A protest song of sorts, the origins of “Virginia” started in 2017 in the wake of the infamous “Unite the Right” march for White Supremacy. “I woke up to the Charlottesville, Virginia riots and was watching footage of white supremacists chanting Hitler rhetoric in 2017, waving torches and flags, saluting like the Nazis, singing ‘blood and toil’ and many other ‘red flag alert’ acts of violence, hatred, and racism,” she explains. “I needed to channel my anger, sadness, and disbelief into a song.”
Little did she know, the hateful rhetoric of this hateful event only grew louder, stronger, darker. What might have looked like an ugly capsule in time was, in fact, a precursor to the rise in unhidden racism and xenophobia. She sings in “Virginia,” “You can wave your torches/ You can wave your flags/ The wind will drop sails/ We are coming home” – a show and act of defiance and reclamation against that oppression and hate.
“Now, three years later, we are in the midst of a large Civil Rights movement,” she reflects, referring to the news cycle that includes the Black Live Matter movement, the murders of George Floyd and Breonna Taylor, and the growing political unrest that’s dividing this country. “A lot of hatred and deep, systematic racism is coming to light in society right now. It’s an issue I wanted to write about. It is a tribute song to those who go unheard in society.”
Promoting peace to counter the violence in her art, Dimes wants, “people to be kind to everyone else, no matter who they are. It doesn’t matter what a person’s religion, culture, ethnicity, border, country, accent, language, or sexuality is – no one is better than anyone else. Everyone has their own stories and struggles.”
Her advocacy stands not on party lines but on human lines. Rather than focusing on the conflicts, she focuses on solutions, which is the theme of “Virginia.” “It doesn’t matter what party you represent, what state you were born in, what school you went to, or what neighborhood you grew up in,” she explains. “What matters is being kind. What matter is treating people with respect, rather than just demanding it for yourself. We live in colonized countries, founded on genocide – empathy should be expected rather than ignorance.”

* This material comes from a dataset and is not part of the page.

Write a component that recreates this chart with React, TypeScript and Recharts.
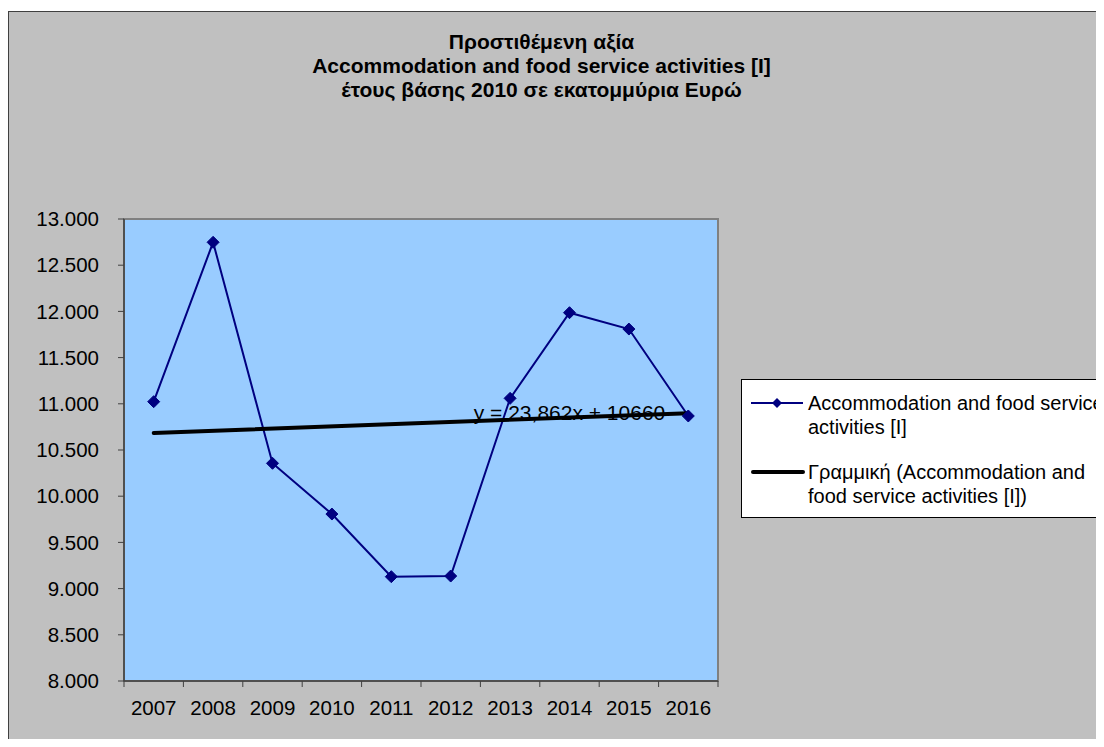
import React from "react";
import { ComposedChart, Line, XAxis, YAxis, ReferenceArea, ReferenceDot } from "recharts";

const years = ["2007", "2008", "2009", "2010", "2011", "2012", "2013", "2014", "2015", "2016"];
const values = [11023, 12748, 10356, 9807, 9129, 9136, 11059, 11986, 11809, 10868];
const trend = [10684, null, null, null, null, null, null, null, null, 10899];
const yTicks = [8000, 8500, 9000, 9500, 10000, 10500, 11000, 11500, 12000, 12500, 13000];
const titleLines = [
  "Προστιθέμενη αξία",
  "Accommodation and food service activities [I]",
  "έτους βάσης 2010 σε εκατομμύρια Ευρώ",
];
const seriesName = "Accommodation and food service activities [I]";
const trendName = "Γραμμική (Accommodation and food service activities [I])";
const trendLabel = "y = 23,862x + 10660";

const data = years.map((year, i) => ({ year, value: values[i], trend: trend[i] }));

const FONT = "Arial, 'Liberation Sans', sans-serif";
const NAVY = "#000080";
const AXIS = "#404040";

const fmt = (v: number) => v.toLocaleString("de-DE");

function Diamond(props: any) {
  const { cx, cy } = props;
  if (cx == null || cy == null) return null;
  const s = 6;
  return <polygon points={`${cx},${cy - s} ${cx + s},${cy} ${cx},${cy + s} ${cx - s},${cy}`} fill={NAVY} stroke={NAVY} />;
}

const TICK_SIZE = 6;
const TICK_MARGIN = 8;

function YearTick(props: any) {
  const { x, y, payload, index } = props;
  const half = payload?.offset ?? 0;
  const top = y - TICK_MARGIN - TICK_SIZE;
  return (
    <g>
      <line x1={x - half} x2={x - half} y1={top} y2={top + TICK_SIZE} stroke={AXIS} />
      {index === years.length - 1 && (
        <line x1={x + half} x2={x + half} y1={top} y2={top + TICK_SIZE} stroke={AXIS} />
      )}
      <text x={x} y={y + 13} dy="0.355em" textAnchor="middle" fill="#000" fontSize={20.5} fontFamily={FONT}>
        {payload.value}
      </text>
    </g>
  );
}

function LegendBox() {
  return (
    <div
      style={{
        position: "absolute",
        left: 732,
        top: 367,
        width: 400,
        height: 137,
        border: "1px solid #000",
        background: "#fff",
        fontFamily: FONT,
        fontSize: 20,
        lineHeight: "24px",
        color: "#000",
      }}
    >
      <svg width={56} height={12} style={{ position: "absolute", left: 9, top: 17 }}>
        <line x1={0} x2={52} y1={6} y2={6} stroke={NAVY} strokeWidth={2} />
        <polygon points="26,1 31,6 26,11 21,6" fill={NAVY} />
      </svg>
      <div style={{ position: "absolute", left: 66, top: 11, whiteSpace: "pre" }}>
        {"Accommodation and food service\nactivities [I]"}
      </div>
      <svg width={56} height={12} style={{ position: "absolute", left: 9, top: 86 }}>
        <line x1={2} x2={52} y1={6} y2={6} stroke="#000" strokeWidth={4} strokeLinecap="round" />
      </svg>
      <div style={{ position: "absolute", left: 66, top: 80, whiteSpace: "pre" }}>
        {"Γραμμική (Accommodation and\nfood service activities [I])"}
      </div>
    </div>
  );
}

export default function App() {
  return (
    <div style={{ position: "relative", width: 1096, height: 731, overflow: "hidden" }}>
      <div
        style={{
          position: "absolute",
          left: 0,
          top: 3,
          width: 1098,
          height: 738,
          border: `1px solid ${AXIS}`,
          background: "#C0C0C0",
        }}
      >
        <div
          style={{
            position: "absolute",
            left: 0,
            top: 18,
            width: 1065,
            textAlign: "center",
            fontFamily: FONT,
            fontWeight: "bold",
            fontSize: 21,
            lineHeight: "24px",
            color: "#000",
          }}
        >
          {titleLines.map((t) => (
            <div key={t}>{t}</div>
          ))}
        </div>
        <ComposedChart
          width={1098}
          height={738}
          data={data}
          margin={{ top: 207, right: 389, bottom: 29, left: 0 }}
        >
          <ReferenceArea y1={8000} y2={13000} fill="#99CCFF" fillOpacity={1} stroke="#808080" strokeWidth={2} />
          <XAxis
            dataKey="year"
            scale="band"
            height={40}
            axisLine={{ stroke: AXIS, strokeWidth: 1.5 }}
            tickLine={false}
            tickSize={TICK_SIZE}
            tickMargin={TICK_MARGIN}
            tick={<YearTick />}
            interval={0}
          />
          <YAxis
            type="number"
            domain={[8000, 13000]}
            ticks={yTicks}
            interval={0}
            width={115}
            tickFormatter={fmt}
            tickSize={TICK_SIZE}
            tickMargin={19}
            axisLine={{ stroke: AXIS, strokeWidth: 1.5 }}
            tickLine={{ stroke: AXIS }}
            tick={{ fill: "#000", fontSize: 20.5, fontFamily: FONT }}
          />
          <ReferenceDot
            x="2014"
            y={10900}
            r={0}
            fill="none"
            stroke="none"
            label={{ value: trendLabel, position: "center", fill: "#000", fontSize: 21, fontFamily: FONT }}
          />
          <Line
            dataKey="value"
            name={seriesName}
            stroke={NAVY}
            strokeWidth={2}
            dot={<Diamond />}
            activeDot={false}
            isAnimationActive={false}
          />
          <Line
            dataKey="trend"
            name={trendName}
            stroke="#000"
            strokeWidth={4}
            strokeLinecap="round"
            connectNulls
            dot={false}
            activeDot={false}
            isAnimationActive={false}
          />
        </ComposedChart>
        <LegendBox />
      </div>
    </div>
  );
}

With the world desperately trying to right itself in the midst of riots, protests and the pandemic, Dimes hopes it will find the balance soon. She’s hopeful and optimistic. “If I could live a life of recording albums, writing songs for myself and other people, and touring while applying my sociology studies to the world,” she envisions. “That would be my equivalent to living the dream.”